## Stated exercise:
Set down, exactly as written, the lines from the top of the data to the line that holds "let fmtDay = d3.timeFormat('%d.%m.%y');", and omit the pictures.
-------------------------
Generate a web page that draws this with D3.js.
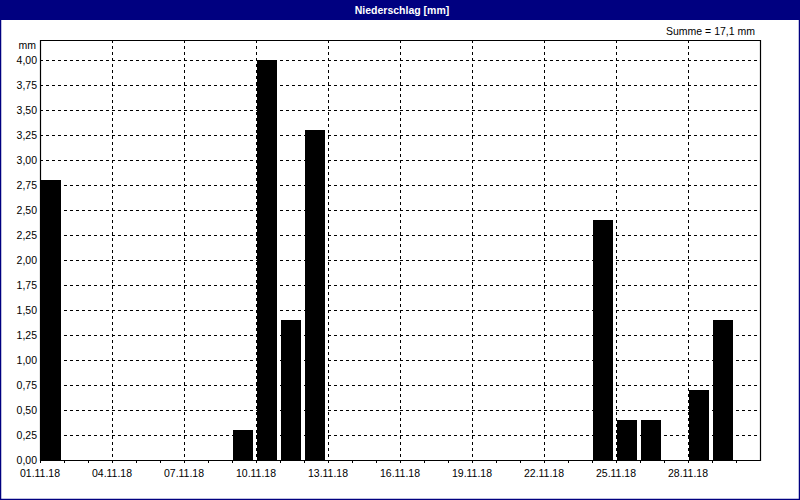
<!DOCTYPE html>
<html>
<head>
<meta charset="utf-8">
<script src="https://cdn.jsdelivr.net/npm/d3@7"></script>
<style>
  body { margin: 0; background: #fff; }
  svg { display: block; font-family: "Liberation Sans", Arial, sans-serif; }
</style>
</head>
<body>
<svg id="mainSvg" width="800" height="500"></svg>
<script>
// Niederschlag November 2018, daily sums in mm (0 = no rain)
let days = d3.range(1, 31).map(d => new Date(2018, 10, d));
let rain = [2.8, 0, 0, 0, 0, 0, 0, 0, 0.3, 4.0,
            1.4, 3.3, 0, 0, 0, 0, 0, 0, 0, 0,
            0, 0, 0, 2.4, 0.4, 0.4, 0, 0.7, 1.4, 0];
let yTicks = d3.range(0, 4.01, 0.25);
let labelDays = [1, 4, 7, 10, 13, 16, 19, 22, 25, 28];

let svg = d3.select('#mainSvg');
let W = 800, H = 500;
let m = {left: 40, right: 40, top: 40, bottom: 40};
let fs = 10.5;

let fmtNum = v => v.toFixed(2).replace('.', ',');
let fmtDay = d3.timeFormat('%d.%m.%y');

let x = d3.scaleTime()
  .domain([new Date(2018, 10, 1), new Date(2018, 11, 1)])
  .range([m.left, W - m.right]);
let y = d3.scaleLinear()
  .domain([0, 4.2])
  .range([H - m.bottom, m.top]);
let dayW = x(days[1]) - x(days[0]);

// window frame + title bar
svg.append('rect')
  .attr('x', 0.5).attr('y', 0.5)
  .attr('width', W - 1).attr('height', H - 1)
  .attr('fill', '#fff')
  .attr('stroke', '#000080')
  .attr('stroke-width', 1.5);
svg.append('rect')
  .attr('x', 0).attr('y', 0)
  .attr('width', W).attr('height', 20)
  .attr('fill', '#000080');
svg.append('text')
  .attr('x', W / 2 + 2).attr('y', 14)
  .attr('text-anchor', 'middle')
  .attr('fill', '#fff')
  .attr('font-weight', 'bold')
  .attr('font-size', fs)
  .text('Niederschlag [mm]');

svg.append('text')
  .attr('x', 755).attr('y', 35)
  .attr('text-anchor', 'end')
  .attr('font-size', fs)
  .text('Summe = ' + d3.sum(rain).toFixed(1).replace('.', ',') + ' mm');

svg.append('text')
  .attr('x', 36).attr('y', 49)
  .attr('text-anchor', 'end')
  .attr('font-size', fs)
  .text('mm');

// grid
let grid = svg.append('g')
  .attr('stroke', '#000')
  .attr('stroke-dasharray', '3,3');
grid.selectAll('.hg').data(yTicks.filter(v => v > 0))
  .join('line')
  .attr('x1', m.left).attr('x2', W - m.right)
  .attr('y1', d => Math.round(y(d)) + 0.5)
  .attr('y2', d => Math.round(y(d)) + 0.5);
grid.selectAll('.vg').data(labelDays.slice(1))
  .join('line')
  .attr('x1', d => Math.round(x(days[d - 1])) + 0.5)
  .attr('x2', d => Math.round(x(days[d - 1])) + 0.5)
  .attr('y1', m.top).attr('y2', H - m.bottom);

// bars
svg.append('g').selectAll('rect')
  .data(rain.map((v, i) => ({day: days[i], v: v})).filter(d => d.v > 0))
  .join('rect')
  .attr('x', d => x(d.day) + 1)
  .attr('width', dayW - 4)
  .attr('y', d => y(d.v))
  .attr('height', d => y(0) - y(d.v))
  .attr('fill', '#000');

// plot frame
svg.append('path')
  .attr('d', `M${m.left + 0.5},${H - m.bottom + 0.5}V${m.top + 0.5}H${W - m.right + 0.5}V${H - m.bottom + 0.5}Z`)
  .attr('fill', 'none')
  .attr('stroke', '#000')
  .attr('stroke-width', 1.2);

// y axis
let yAxis = svg.append('g')
  .attr('transform', `translate(${m.left},0)`)
  .call(d3.axisLeft(y).tickValues(yTicks).tickFormat(fmtNum).tickSize(0).tickPadding(3));
yAxis.select('.domain').remove();
yAxis.selectAll('text').attr('font-size', fs).attr('font-family', null).attr('fill', '#000');

// x axis
let xAxis = svg.append('g')
  .attr('transform', `translate(0,${H - m.bottom})`)
  .call(d3.axisBottom(x).tickValues(days).tickSize(3).tickFormat(''));
xAxis.select('.domain').remove();
xAxis.selectAll('line').attr('stroke', '#000');
svg.append('g').selectAll('text')
  .data(labelDays)
  .join('text')
  .attr('x', d => x(days[d - 1]))
  .attr('y', H - m.bottom + 17)
  .attr('text-anchor', 'middle')
  .attr('font-size', fs)
  .text(d => fmtDay(days[d - 1]));
</script>
</body>
</html>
-------------------------
## Final result:
Generate a web page that draws this with D3.js.
<!DOCTYPE html>
<html>
<head>
<meta charset="utf-8">
<script src="https://cdn.jsdelivr.net/npm/d3@7"></script>
<style>
  body { margin: 0; background: #fff; }
  svg { display: block; font-family: "Liberation Sans", Arial, sans-serif; }
</style>
</head>
<body>
<svg id="mainSvg" width="800" height="500"></svg>
<script>
// Niederschlag November 2018, daily sums in mm (0 = no rain)
let days = d3.range(1, 31).map(d => new Date(2018, 10, d));
let rain = [2.8, 0, 0, 0, 0, 0, 0, 0, 0.3, 4.0,
            1.4, 3.3, 0, 0, 0, 0, 0, 0, 0, 0,
            0, 0, 0, 2.4, 0.4, 0.4, 0, 0.7, 1.4, 0];
let yTicks = d3.range(0, 4.01, 0.25);
let labelDays = [1, 4, 7, 10, 13, 16, 19, 22, 25, 28];

let svg = d3.select('#mainSvg');
let W = 800, H = 500;
let m = {left: 40, right: 40, top: 40, bottom: 40};
let fs = 10.5;

let fmtNum = v => v.toFixed(2).replace('.', ',');
let fmtDay = d3.timeFormat('%d.%m.%y');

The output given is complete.